DATA TO PROCESS:
========================

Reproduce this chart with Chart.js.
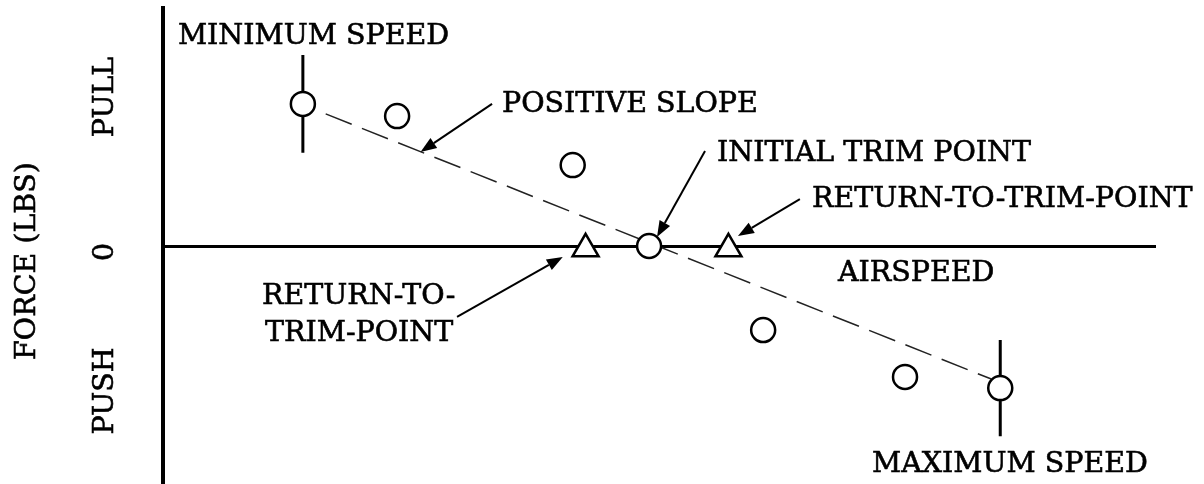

========================

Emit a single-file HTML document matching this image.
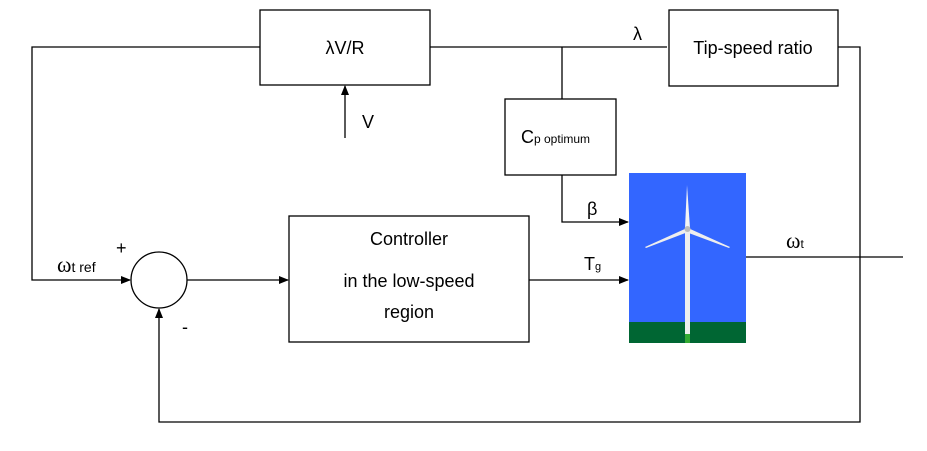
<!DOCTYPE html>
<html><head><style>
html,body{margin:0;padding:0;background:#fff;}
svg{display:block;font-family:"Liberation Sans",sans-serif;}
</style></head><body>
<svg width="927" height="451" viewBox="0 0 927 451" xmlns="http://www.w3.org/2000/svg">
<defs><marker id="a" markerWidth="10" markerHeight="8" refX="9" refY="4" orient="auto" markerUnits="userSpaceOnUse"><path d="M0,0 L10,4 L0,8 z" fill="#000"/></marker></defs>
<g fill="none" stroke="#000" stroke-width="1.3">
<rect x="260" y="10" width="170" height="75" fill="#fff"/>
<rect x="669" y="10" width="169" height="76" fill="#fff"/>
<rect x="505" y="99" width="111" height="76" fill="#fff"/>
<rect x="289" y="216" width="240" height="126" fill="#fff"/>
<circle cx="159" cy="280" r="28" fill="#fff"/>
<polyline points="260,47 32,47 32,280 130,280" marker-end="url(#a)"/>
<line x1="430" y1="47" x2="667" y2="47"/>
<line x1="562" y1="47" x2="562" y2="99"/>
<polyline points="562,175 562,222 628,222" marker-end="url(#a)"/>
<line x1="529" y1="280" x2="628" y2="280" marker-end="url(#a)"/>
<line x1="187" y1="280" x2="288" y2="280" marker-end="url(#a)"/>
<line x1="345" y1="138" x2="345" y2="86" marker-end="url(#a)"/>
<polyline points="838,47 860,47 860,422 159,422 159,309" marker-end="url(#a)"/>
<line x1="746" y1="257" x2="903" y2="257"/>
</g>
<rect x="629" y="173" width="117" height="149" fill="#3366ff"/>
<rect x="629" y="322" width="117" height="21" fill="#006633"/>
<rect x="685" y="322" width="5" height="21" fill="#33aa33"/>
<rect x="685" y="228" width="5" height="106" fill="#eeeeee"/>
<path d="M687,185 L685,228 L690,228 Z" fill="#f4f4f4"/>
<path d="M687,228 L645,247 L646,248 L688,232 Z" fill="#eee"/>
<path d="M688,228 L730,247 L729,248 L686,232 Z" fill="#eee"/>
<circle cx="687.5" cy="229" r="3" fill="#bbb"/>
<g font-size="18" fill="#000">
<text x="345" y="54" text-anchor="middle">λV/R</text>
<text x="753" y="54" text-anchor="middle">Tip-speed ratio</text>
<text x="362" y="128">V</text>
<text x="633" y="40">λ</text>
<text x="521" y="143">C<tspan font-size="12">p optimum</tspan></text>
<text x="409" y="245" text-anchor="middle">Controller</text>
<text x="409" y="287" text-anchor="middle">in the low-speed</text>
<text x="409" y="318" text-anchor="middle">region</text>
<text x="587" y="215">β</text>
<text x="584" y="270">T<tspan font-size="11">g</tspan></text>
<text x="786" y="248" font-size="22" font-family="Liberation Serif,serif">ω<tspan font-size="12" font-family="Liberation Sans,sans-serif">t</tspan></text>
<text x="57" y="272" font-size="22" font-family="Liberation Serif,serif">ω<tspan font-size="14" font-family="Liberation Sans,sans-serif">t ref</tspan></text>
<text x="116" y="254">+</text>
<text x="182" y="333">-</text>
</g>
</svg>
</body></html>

========================

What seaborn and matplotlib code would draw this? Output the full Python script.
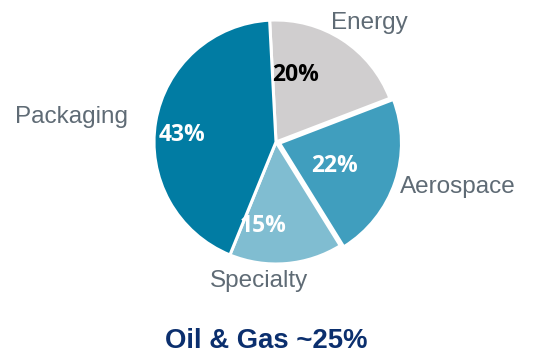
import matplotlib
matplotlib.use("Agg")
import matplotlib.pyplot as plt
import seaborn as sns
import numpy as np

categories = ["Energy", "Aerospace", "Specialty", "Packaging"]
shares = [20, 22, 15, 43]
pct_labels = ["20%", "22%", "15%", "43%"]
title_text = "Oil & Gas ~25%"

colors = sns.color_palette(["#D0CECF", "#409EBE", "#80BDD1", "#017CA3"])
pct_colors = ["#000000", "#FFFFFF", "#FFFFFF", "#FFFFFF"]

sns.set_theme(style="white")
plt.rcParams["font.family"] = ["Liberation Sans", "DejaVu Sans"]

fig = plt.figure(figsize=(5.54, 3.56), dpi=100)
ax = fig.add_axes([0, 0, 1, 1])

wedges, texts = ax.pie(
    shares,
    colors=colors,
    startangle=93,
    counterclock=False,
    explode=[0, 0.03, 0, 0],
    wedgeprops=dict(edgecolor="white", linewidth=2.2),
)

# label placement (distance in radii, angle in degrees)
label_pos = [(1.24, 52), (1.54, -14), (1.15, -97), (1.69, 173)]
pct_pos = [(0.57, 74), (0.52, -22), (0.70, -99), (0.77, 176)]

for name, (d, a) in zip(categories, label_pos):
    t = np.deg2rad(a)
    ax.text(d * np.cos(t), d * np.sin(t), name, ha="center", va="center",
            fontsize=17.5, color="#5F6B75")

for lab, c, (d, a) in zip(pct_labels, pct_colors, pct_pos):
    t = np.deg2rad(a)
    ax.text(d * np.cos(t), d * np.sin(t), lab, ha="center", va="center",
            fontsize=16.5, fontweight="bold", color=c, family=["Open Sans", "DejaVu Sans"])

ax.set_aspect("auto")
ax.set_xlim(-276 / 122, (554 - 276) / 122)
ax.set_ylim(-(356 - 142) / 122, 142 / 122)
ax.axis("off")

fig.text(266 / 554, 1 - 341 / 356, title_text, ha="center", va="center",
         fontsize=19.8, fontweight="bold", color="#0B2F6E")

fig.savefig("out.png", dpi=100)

========================

TO DO: Copy every line above that holds the word "matplotlib".

ANSWER TO THE PROBLEM:
What seaborn and matplotlib code would draw this? Output the full Python script.
import matplotlib
matplotlib.use("Agg")
import matplotlib.pyplot as plt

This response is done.